> What the task asks
Output the full listing below exactly as it reads, and skip anything that is a picture.
-- BEGIN Information shown --
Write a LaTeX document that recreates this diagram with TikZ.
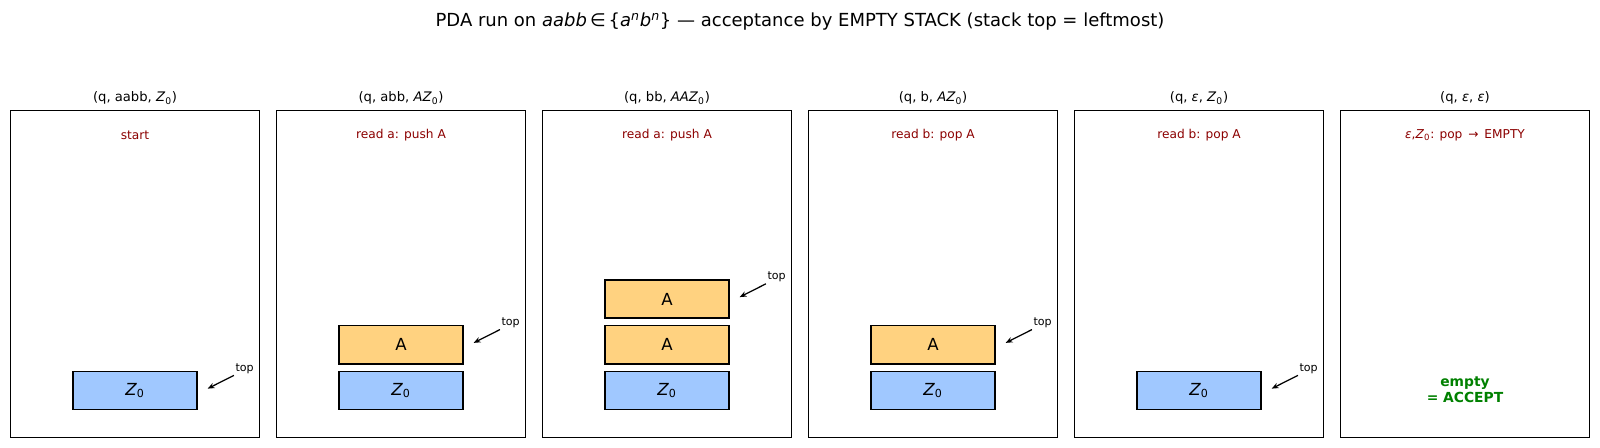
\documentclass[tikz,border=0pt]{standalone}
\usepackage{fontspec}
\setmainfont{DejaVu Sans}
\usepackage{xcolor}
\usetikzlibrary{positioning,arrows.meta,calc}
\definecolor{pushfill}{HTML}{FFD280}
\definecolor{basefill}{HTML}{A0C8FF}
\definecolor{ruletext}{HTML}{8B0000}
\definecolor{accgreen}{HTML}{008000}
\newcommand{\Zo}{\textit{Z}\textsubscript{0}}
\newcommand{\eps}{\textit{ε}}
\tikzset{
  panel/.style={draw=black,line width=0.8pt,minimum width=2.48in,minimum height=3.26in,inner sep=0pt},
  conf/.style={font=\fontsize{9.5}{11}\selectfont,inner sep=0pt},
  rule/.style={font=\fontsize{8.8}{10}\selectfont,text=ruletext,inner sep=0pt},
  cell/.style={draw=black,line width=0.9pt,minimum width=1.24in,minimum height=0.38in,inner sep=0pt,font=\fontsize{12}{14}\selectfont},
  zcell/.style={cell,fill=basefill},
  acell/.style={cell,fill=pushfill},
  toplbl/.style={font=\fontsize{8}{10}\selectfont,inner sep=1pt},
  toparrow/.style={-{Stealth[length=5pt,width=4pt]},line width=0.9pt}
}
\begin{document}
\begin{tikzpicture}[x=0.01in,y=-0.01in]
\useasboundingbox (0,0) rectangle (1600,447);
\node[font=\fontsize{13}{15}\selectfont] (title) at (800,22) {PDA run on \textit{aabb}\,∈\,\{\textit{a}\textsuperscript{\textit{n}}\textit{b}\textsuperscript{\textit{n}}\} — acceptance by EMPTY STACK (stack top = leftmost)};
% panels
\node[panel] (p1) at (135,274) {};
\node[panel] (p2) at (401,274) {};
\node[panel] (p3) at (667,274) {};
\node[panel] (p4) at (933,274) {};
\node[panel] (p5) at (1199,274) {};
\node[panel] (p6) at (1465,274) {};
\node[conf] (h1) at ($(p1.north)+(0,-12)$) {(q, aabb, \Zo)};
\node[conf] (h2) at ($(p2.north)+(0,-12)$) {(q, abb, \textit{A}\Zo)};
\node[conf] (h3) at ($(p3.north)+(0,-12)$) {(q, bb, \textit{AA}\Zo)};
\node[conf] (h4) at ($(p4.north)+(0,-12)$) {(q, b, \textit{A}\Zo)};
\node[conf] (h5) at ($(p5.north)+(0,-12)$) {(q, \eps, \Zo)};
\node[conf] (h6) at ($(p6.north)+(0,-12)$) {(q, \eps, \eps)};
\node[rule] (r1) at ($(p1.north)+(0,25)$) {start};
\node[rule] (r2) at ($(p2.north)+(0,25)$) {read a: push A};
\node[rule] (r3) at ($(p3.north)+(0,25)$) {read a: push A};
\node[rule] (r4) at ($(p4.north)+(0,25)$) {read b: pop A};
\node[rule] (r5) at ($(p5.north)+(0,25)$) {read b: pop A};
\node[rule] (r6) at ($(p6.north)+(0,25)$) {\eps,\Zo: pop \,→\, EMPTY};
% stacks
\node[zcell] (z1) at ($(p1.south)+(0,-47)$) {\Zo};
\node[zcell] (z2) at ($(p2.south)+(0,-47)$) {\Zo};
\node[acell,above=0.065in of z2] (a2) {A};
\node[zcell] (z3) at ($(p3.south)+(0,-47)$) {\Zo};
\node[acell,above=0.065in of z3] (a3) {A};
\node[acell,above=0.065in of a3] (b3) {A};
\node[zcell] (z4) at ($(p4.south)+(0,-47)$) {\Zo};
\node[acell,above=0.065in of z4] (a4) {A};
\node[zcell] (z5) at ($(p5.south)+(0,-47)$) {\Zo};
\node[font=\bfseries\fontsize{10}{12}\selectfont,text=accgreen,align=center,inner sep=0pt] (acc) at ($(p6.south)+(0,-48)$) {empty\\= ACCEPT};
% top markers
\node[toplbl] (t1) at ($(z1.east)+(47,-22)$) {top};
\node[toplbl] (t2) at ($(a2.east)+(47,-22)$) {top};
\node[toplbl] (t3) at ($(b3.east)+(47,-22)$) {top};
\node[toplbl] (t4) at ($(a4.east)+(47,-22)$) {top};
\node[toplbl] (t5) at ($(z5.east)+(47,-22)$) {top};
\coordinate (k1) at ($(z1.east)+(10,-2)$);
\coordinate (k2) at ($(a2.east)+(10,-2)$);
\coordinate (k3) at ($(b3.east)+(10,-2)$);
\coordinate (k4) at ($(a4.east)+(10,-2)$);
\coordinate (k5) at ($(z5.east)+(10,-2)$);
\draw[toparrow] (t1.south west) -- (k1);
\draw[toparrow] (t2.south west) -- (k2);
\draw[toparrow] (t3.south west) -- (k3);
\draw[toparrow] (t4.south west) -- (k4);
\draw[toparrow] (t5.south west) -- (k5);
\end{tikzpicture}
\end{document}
-- END Information shown --
> Task solution
Write a LaTeX document that recreates this diagram with TikZ.
\documentclass[tikz,border=0pt]{standalone}
\usepackage{fontspec}
\setmainfont{DejaVu Sans}
\usepackage{xcolor}
\usetikzlibrary{positioning,arrows.meta,calc}
\definecolor{pushfill}{HTML}{FFD280}
\definecolor{basefill}{HTML}{A0C8FF}
\definecolor{ruletext}{HTML}{8B0000}
\definecolor{accgreen}{HTML}{008000}
\newcommand{\Zo}{\textit{Z}\textsubscript{0}}
\newcommand{\eps}{\textit{ε}}
\tikzset{
  panel/.style={draw=black,line width=0.8pt,minimum width=2.48in,minimum height=3.26in,inner sep=0pt},
  conf/.style={font=\fontsize{9.5}{11}\selectfont,inner sep=0pt},
  rule/.style={font=\fontsize{8.8}{10}\selectfont,text=ruletext,inner sep=0pt},
  cell/.style={draw=black,line width=0.9pt,minimum width=1.24in,minimum height=0.38in,inner sep=0pt,font=\fontsize{12}{14}\selectfont},
  zcell/.style={cell,fill=basefill},
  acell/.style={cell,fill=pushfill},
  toplbl/.style={font=\fontsize{8}{10}\selectfont,inner sep=1pt},
  toparrow/.style={-{Stealth[length=5pt,width=4pt]},line width=0.9pt}
}
\begin{document}
\begin{tikzpicture}[x=0.01in,y=-0.01in]
\useasboundingbox (0,0) rectangle (1600,447);
\node[font=\fontsize{13}{15}\selectfont] (title) at (800,22) {PDA run on \textit{aabb}\,∈\,\{\textit{a}\textsuperscript{\textit{n}}\textit{b}\textsuperscript{\textit{n}}\} — acceptance by EMPTY STACK (stack top = leftmost)};
% panels
\node[panel] (p1) at (135,274) {};
\node[panel] (p2) at (401,274) {};
\node[panel] (p3) at (667,274) {};
\node[panel] (p4) at (933,274) {};
\node[panel] (p5) at (1199,274) {};
\node[panel] (p6) at (1465,274) {};
\node[conf] (h1) at ($(p1.north)+(0,-12)$) {(q, aabb, \Zo)};
\node[conf] (h2) at ($(p2.north)+(0,-12)$) {(q, abb, \textit{A}\Zo)};
\node[conf] (h3) at ($(p3.north)+(0,-12)$) {(q, bb, \textit{AA}\Zo)};
\node[conf] (h4) at ($(p4.north)+(0,-12)$) {(q, b, \textit{A}\Zo)};
\node[conf] (h5) at ($(p5.north)+(0,-12)$) {(q, \eps, \Zo)};
\node[conf] (h6) at ($(p6.north)+(0,-12)$) {(q, \eps, \eps)};
\node[rule] (r1) at ($(p1.north)+(0,25)$) {start};
\node[rule] (r2) at ($(p2.north)+(0,25)$) {read a: push A};
\node[rule] (r3) at ($(p3.north)+(0,25)$) {read a: push A};
\node[rule] (r4) at ($(p4.north)+(0,25)$) {read b: pop A};
\node[rule] (r5) at ($(p5.north)+(0,25)$) {read b: pop A};
\node[rule] (r6) at ($(p6.north)+(0,25)$) {\eps,\Zo: pop \,→\, EMPTY};
% stacks
\node[zcell] (z1) at ($(p1.south)+(0,-47)$) {\Zo};
\node[zcell] (z2) at ($(p2.south)+(0,-47)$) {\Zo};
\node[acell,above=0.065in of z2] (a2) {A};
\node[zcell] (z3) at ($(p3.south)+(0,-47)$) {\Zo};
\node[acell,above=0.065in of z3] (a3) {A};
\node[acell,above=0.065in of a3] (b3) {A};
\node[zcell] (z4) at ($(p4.south)+(0,-47)$) {\Zo};
\node[acell,above=0.065in of z4] (a4) {A};
\node[zcell] (z5) at ($(p5.south)+(0,-47)$) {\Zo};
\node[font=\bfseries\fontsize{10}{12}\selectfont,text=accgreen,align=center,inner sep=0pt] (acc) at ($(p6.south)+(0,-48)$) {empty\\= ACCEPT};
% top markers
\node[toplbl] (t1) at ($(z1.east)+(47,-22)$) {top};
\node[toplbl] (t2) at ($(a2.east)+(47,-22)$) {top};
\node[toplbl] (t3) at ($(b3.east)+(47,-22)$) {top};
\node[toplbl] (t4) at ($(a4.east)+(47,-22)$) {top};
\node[toplbl] (t5) at ($(z5.east)+(47,-22)$) {top};
\coordinate (k1) at ($(z1.east)+(10,-2)$);
\coordinate (k2) at ($(a2.east)+(10,-2)$);
\coordinate (k3) at ($(b3.east)+(10,-2)$);
\coordinate (k4) at ($(a4.east)+(10,-2)$);
\coordinate (k5) at ($(z5.east)+(10,-2)$);
\draw[toparrow] (t1.south west) -- (k1);
\draw[toparrow] (t2.south west) -- (k2);
\draw[toparrow] (t3.south west) -- (k3);
\draw[toparrow] (t4.south west) -- (k4);
\draw[toparrow] (t5.south west) -- (k5);
\end{tikzpicture}
\end{document}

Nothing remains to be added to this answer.